#### [GIVEN DATA]
>>>

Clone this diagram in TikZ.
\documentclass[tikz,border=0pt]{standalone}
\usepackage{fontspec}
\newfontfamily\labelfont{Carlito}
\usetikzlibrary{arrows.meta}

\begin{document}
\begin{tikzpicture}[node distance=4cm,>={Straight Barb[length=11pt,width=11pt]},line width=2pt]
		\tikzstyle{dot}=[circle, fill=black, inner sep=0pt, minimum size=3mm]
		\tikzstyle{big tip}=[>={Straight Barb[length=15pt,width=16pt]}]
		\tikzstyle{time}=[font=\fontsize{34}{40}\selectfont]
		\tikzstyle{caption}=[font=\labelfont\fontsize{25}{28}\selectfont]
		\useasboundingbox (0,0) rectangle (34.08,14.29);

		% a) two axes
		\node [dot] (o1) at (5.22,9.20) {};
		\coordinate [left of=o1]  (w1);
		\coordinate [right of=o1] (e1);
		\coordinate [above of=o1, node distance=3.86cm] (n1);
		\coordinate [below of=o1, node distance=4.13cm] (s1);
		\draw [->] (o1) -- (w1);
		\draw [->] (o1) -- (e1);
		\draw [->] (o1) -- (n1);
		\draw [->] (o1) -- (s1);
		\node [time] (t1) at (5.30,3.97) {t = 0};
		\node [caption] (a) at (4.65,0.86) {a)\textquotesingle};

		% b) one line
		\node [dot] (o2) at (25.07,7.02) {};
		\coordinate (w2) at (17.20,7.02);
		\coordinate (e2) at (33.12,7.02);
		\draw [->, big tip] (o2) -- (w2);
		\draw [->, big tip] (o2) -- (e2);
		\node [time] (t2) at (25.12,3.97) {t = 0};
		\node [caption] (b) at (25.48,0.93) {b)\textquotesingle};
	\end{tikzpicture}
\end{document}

<<<

Write out the data again, exactly and in full.

#### [COMPLETED EXERCISE]
Clone this diagram in TikZ.
\documentclass[tikz,border=0pt]{standalone}
\usepackage{fontspec}
\newfontfamily\labelfont{Carlito}
\usetikzlibrary{arrows.meta}

\begin{document}
\begin{tikzpicture}[node distance=4cm,>={Straight Barb[length=11pt,width=11pt]},line width=2pt]
		\tikzstyle{dot}=[circle, fill=black, inner sep=0pt, minimum size=3mm]
		\tikzstyle{big tip}=[>={Straight Barb[length=15pt,width=16pt]}]
		\tikzstyle{time}=[font=\fontsize{34}{40}\selectfont]
		\tikzstyle{caption}=[font=\labelfont\fontsize{25}{28}\selectfont]
		\useasboundingbox (0,0) rectangle (34.08,14.29);

		% a) two axes
		\node [dot] (o1) at (5.22,9.20) {};
		\coordinate [left of=o1]  (w1);
		\coordinate [right of=o1] (e1);
		\coordinate [above of=o1, node distance=3.86cm] (n1);
		\coordinate [below of=o1, node distance=4.13cm] (s1);
		\draw [->] (o1) -- (w1);
		\draw [->] (o1) -- (e1);
		\draw [->] (o1) -- (n1);
		\draw [->] (o1) -- (s1);
		\node [time] (t1) at (5.30,3.97) {t = 0};
		\node [caption] (a) at (4.65,0.86) {a)\textquotesingle};

		% b) one line
		\node [dot] (o2) at (25.07,7.02) {};
		\coordinate (w2) at (17.20,7.02);
		\coordinate (e2) at (33.12,7.02);
		\draw [->, big tip] (o2) -- (w2);
		\draw [->, big tip] (o2) -- (e2);
		\node [time] (t2) at (25.12,3.97) {t = 0};
		\node [caption] (b) at (25.48,0.93) {b)\textquotesingle};
	\end{tikzpicture}
\end{document}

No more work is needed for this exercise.